Get ready to pay more for that mortgage or car loan.
Stronger than expected job growth in June and a healthy rise in wages are likely to convince the Federal Reserve that the US economy is on a solid recovery and that it is okay to raise interest rates at the end of the summer, market analysts said Friday.
US employers added 280,000 jobs last month — comfortably over the 226,000 forecast — the largest gain since December, according to the Labor Department.
The strong showing — which included an 8-cents-an hour gain in wages in May from April, bringing the 12-month wage rise to 2.3 percent — allayed fears the economy had slowed from its lugubrious recovery.
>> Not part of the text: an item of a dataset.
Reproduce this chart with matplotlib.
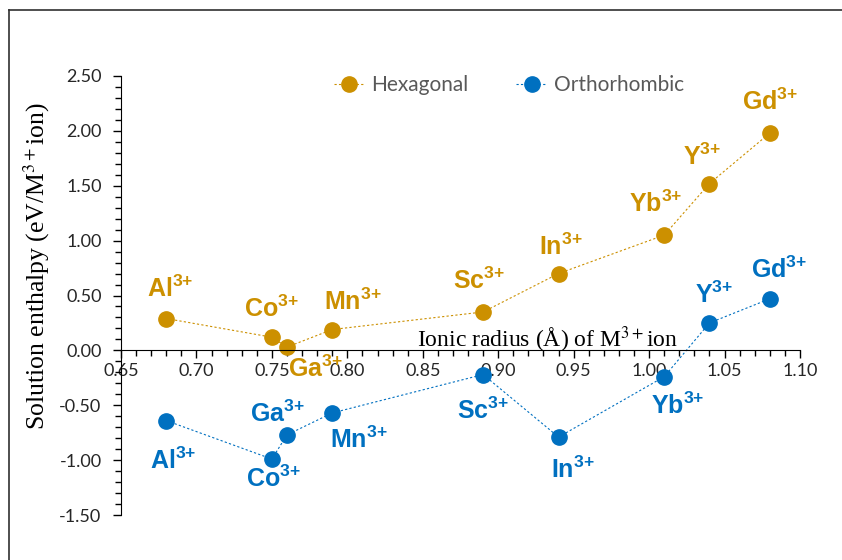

“This certainly puts more ammunition in the Fed’s plan to start liftoff in September,” said Mark Luschini, chief investment strategist at Janney Montgomery Scott in Philadelphia.
An increase by the Fed in the so-called Fed funds rate — how much the Central Bank charges banks to borrow money overnight — will lead to higher interest rates on home loans, car loans and credit card interest rates. It could have the effect of slowing down purchases.
At the same time, the unemployment rate, obtained through a separate survey, rose to 5.5 percent from a near seven-year low of 5.4 percent in April. The increase could reflect more people, likely new college graduates, entering the work force.
In fact, 82 percent of the growth in the labor force and 76 percent of the jobs growth in May came from 20-to-24 year-olds, the Wall Street Journal reported.
Payrolls for March and April were revised to show 32,000 more jobs created than previously reported. That together with an eight cent gain in average hourly earnings raises the chances of the Federal Reserve tightening monetary policy this year.
“This certainly puts more ammunition in the Fed’s plan to start lift-off in September,” said Mark Luschini, chief investment strategist at Janney Montgomery Scott in Philadelphia.
Meanwhile, the dollar rallied against a basket of currencies, while prices for US government debt dropped sharply — meaning the US stock index futures fell.
The labor participation rate — that is, the percent of entire working-age population looking for a job — rose slightly to 62.9 percent. As out-of-work folks get discouraged and stop looking for work, the number declines.
“Today’s employment report is good news,” David Kotok, chief investment officer at Cumberland Advisors said in a statement. “When the unemployment rate goes up because the participation rate goes up, it shows that more people are returning to seek work. This is positive.”
There had been chatter on Wall Street that Janet Yellen, chair of the Fed, would not be able to raise interest rates this year because weak early year economic data suggested the economy was too frail to withstand such a hike.
The Fed has kept overnight rates near zero since December 2008.